___ Exercise input ___

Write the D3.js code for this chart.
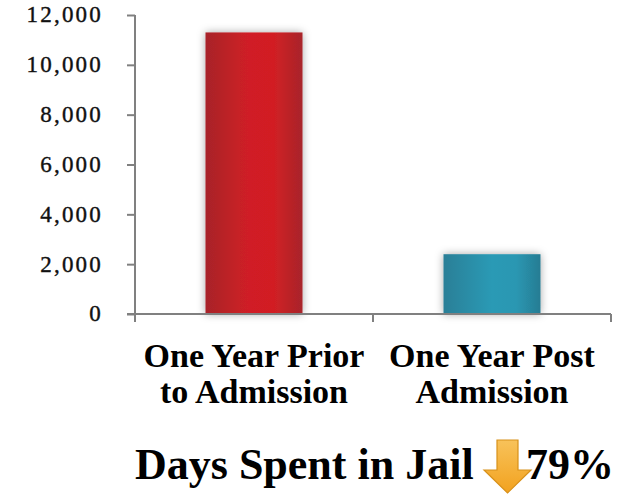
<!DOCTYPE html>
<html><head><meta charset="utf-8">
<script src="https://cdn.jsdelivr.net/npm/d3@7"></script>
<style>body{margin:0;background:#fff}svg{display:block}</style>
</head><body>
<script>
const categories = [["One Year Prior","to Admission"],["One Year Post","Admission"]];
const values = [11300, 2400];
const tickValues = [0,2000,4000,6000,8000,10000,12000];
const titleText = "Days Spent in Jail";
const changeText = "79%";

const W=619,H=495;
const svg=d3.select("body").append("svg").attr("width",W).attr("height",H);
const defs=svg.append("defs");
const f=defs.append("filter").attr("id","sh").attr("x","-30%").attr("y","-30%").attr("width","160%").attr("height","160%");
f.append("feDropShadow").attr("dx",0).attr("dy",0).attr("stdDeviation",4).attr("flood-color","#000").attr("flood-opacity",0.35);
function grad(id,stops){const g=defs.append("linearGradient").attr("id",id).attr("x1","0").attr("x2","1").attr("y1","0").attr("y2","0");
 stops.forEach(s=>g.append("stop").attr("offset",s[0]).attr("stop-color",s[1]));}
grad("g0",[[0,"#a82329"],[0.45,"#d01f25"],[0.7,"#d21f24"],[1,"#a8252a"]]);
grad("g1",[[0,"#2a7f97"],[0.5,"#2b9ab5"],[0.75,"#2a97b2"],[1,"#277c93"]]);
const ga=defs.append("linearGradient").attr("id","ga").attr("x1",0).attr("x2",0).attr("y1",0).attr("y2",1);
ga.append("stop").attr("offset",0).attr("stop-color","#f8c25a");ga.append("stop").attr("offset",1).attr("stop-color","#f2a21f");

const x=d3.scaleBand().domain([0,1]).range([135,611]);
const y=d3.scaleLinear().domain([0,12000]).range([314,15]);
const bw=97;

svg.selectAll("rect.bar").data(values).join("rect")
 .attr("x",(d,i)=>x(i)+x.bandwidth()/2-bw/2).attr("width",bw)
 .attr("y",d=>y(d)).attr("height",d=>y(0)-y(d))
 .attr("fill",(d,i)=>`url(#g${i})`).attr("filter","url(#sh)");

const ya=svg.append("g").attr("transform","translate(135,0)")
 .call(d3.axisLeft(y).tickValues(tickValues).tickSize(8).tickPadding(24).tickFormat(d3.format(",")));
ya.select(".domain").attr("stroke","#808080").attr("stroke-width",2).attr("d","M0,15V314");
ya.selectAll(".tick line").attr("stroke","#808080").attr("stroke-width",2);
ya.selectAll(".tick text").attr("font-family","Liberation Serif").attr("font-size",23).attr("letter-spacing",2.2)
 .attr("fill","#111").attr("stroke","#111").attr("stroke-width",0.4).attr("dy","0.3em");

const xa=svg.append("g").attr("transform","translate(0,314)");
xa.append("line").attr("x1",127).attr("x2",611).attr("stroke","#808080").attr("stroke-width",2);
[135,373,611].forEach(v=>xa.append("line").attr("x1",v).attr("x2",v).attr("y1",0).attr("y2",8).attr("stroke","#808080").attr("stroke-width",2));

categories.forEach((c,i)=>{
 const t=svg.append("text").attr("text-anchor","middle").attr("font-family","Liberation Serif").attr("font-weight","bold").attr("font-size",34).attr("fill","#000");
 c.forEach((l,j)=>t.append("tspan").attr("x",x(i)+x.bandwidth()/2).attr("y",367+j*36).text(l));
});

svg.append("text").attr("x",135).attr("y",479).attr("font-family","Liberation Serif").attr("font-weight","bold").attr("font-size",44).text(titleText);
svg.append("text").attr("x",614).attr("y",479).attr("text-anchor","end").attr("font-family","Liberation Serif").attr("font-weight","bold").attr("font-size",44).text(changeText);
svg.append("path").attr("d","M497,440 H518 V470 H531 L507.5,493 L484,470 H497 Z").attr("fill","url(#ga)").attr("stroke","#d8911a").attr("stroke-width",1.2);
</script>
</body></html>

___
___ Exercise input ___

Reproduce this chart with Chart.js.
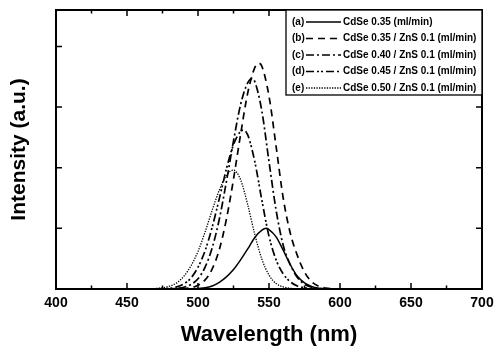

___
___ Exercise input ___

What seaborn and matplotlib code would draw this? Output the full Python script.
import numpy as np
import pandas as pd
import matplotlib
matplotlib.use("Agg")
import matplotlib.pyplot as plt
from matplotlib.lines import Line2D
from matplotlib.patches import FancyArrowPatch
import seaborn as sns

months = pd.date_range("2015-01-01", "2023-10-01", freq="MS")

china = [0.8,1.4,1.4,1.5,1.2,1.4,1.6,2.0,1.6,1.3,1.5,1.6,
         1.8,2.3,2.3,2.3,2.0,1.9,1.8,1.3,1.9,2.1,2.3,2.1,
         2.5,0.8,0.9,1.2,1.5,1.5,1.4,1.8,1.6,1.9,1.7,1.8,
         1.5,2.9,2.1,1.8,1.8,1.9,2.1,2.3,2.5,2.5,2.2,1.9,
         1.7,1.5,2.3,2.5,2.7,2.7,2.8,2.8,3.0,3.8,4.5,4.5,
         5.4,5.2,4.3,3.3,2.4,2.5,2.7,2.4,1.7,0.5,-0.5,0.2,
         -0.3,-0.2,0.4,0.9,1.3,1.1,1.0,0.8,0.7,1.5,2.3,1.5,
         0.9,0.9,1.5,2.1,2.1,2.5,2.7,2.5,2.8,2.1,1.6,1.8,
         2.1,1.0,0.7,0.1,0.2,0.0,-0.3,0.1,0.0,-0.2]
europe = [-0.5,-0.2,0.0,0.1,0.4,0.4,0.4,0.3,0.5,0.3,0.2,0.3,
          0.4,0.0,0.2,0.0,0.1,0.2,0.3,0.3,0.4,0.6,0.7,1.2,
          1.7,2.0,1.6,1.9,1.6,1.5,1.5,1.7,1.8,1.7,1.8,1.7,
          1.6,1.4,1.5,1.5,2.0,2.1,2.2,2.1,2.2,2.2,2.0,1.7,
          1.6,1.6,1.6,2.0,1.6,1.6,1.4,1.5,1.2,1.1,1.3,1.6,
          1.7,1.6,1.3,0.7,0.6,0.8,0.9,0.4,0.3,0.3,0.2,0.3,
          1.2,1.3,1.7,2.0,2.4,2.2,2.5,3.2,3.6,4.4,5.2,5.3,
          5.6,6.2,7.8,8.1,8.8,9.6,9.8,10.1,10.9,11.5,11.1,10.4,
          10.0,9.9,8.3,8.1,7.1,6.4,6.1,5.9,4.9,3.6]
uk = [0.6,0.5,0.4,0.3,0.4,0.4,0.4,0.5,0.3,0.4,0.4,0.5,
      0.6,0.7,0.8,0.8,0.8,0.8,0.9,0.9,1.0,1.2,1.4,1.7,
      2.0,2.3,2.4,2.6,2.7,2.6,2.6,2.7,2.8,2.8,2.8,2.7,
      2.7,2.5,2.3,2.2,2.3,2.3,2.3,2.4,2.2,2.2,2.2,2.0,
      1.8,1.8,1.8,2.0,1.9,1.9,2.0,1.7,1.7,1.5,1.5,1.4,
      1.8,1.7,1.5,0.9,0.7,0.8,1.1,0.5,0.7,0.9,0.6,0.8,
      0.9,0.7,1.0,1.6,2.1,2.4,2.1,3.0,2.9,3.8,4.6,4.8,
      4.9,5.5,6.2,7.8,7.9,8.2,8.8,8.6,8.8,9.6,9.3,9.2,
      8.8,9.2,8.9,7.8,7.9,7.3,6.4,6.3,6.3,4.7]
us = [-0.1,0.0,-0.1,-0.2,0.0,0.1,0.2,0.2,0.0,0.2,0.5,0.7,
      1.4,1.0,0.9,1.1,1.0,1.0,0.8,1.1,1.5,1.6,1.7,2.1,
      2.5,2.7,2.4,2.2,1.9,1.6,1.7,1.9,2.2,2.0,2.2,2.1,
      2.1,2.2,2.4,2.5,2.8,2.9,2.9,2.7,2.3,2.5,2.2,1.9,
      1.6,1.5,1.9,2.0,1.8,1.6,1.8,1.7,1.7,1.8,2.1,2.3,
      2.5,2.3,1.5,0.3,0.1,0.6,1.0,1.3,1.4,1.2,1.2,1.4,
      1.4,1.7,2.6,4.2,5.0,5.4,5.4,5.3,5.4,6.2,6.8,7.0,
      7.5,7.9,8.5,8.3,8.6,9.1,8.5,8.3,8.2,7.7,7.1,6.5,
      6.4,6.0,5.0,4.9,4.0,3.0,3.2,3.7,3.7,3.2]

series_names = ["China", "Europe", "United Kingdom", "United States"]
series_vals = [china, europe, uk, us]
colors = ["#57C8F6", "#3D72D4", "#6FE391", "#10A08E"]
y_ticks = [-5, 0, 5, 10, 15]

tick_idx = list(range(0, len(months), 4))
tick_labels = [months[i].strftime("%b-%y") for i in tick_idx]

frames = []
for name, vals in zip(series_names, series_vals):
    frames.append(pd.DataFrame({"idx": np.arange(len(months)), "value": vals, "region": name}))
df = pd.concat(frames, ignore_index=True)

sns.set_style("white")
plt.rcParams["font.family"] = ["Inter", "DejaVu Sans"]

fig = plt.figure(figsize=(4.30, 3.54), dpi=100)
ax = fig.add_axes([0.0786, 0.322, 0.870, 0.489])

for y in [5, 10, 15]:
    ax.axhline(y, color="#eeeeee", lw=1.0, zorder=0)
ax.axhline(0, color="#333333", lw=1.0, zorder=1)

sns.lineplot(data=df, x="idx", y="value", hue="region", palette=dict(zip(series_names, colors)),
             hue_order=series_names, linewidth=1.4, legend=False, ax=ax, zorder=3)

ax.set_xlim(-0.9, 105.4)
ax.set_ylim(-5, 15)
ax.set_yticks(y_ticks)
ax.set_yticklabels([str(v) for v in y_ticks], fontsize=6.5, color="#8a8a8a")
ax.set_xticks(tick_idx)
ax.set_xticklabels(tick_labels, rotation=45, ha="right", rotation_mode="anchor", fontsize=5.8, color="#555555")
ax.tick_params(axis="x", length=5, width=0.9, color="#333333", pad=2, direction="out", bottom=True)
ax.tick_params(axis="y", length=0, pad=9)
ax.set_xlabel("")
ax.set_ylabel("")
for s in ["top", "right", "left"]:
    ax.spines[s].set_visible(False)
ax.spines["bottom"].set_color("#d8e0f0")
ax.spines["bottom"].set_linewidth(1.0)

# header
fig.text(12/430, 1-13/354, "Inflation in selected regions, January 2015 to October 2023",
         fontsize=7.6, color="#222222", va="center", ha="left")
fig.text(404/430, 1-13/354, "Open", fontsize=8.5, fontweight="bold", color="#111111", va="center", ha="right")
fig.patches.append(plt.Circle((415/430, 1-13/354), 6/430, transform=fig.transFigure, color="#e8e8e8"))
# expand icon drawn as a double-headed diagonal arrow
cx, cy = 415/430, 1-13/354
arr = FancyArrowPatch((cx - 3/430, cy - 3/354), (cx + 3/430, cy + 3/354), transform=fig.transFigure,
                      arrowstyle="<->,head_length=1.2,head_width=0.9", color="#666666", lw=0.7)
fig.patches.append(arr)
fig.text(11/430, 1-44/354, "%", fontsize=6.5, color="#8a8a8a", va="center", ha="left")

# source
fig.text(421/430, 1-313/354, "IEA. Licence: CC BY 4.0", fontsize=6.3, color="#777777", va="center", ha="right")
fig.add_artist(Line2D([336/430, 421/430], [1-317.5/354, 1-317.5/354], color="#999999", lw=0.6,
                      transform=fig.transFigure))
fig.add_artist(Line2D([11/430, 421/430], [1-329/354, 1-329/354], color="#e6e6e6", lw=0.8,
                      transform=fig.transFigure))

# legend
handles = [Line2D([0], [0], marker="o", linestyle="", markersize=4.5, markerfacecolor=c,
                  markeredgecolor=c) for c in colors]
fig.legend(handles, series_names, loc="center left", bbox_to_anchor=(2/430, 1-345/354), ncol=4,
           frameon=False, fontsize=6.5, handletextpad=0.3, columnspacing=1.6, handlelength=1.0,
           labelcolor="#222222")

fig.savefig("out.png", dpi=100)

___

Could you quote, word for word, only the lines from the one containing "Write the D3.js code for this chart." through the one containing "const bw=97;", both included, and leave out any pictures?

Write the D3.js code for this chart.
<!DOCTYPE html>
<html><head><meta charset="utf-8">
<script src="https://cdn.jsdelivr.net/npm/d3@7"></script>
<style>body{margin:0;background:#fff}svg{display:block}</style>
</head><body>
<script>
const categories = [["One Year Prior","to Admission"],["One Year Post","Admission"]];
const values = [11300, 2400];
const tickValues = [0,2000,4000,6000,8000,10000,12000];
const titleText = "Days Spent in Jail";
const changeText = "79%";

const W=619,H=495;
const svg=d3.select("body").append("svg").attr("width",W).attr("height",H);
const defs=svg.append("defs");
const f=defs.append("filter").attr("id","sh").attr("x","-30%").attr("y","-30%").attr("width","160%").attr("height","160%");
f.append("feDropShadow").attr("dx",0).attr("dy",0).attr("stdDeviation",4).attr("flood-color","#000").attr("flood-opacity",0.35);
function grad(id,stops){const g=defs.append("linearGradient").attr("id",id).attr("x1","0").attr("x2","1").attr("y1","0").attr("y2","0");
 stops.forEach(s=>g.append("stop").attr("offset",s[0]).attr("stop-color",s[1]));}
grad("g0",[[0,"#a82329"],[0.45,"#d01f25"],[0.7,"#d21f24"],[1,"#a8252a"]]);
grad("g1",[[0,"#2a7f97"],[0.5,"#2b9ab5"],[0.75,"#2a97b2"],[1,"#277c93"]]);
const ga=defs.append("linearGradient").attr("id","ga").attr("x1",0).attr("x2",0).attr("y1",0).attr("y2",1);
ga.append("stop").attr("offset",0).attr("stop-color","#f8c25a");ga.append("stop").attr("offset",1).attr("stop-color","#f2a21f");

const x=d3.scaleBand().domain([0,1]).range([135,611]);
const y=d3.scaleLinear().domain([0,12000]).range([314,15]);
const bw=97;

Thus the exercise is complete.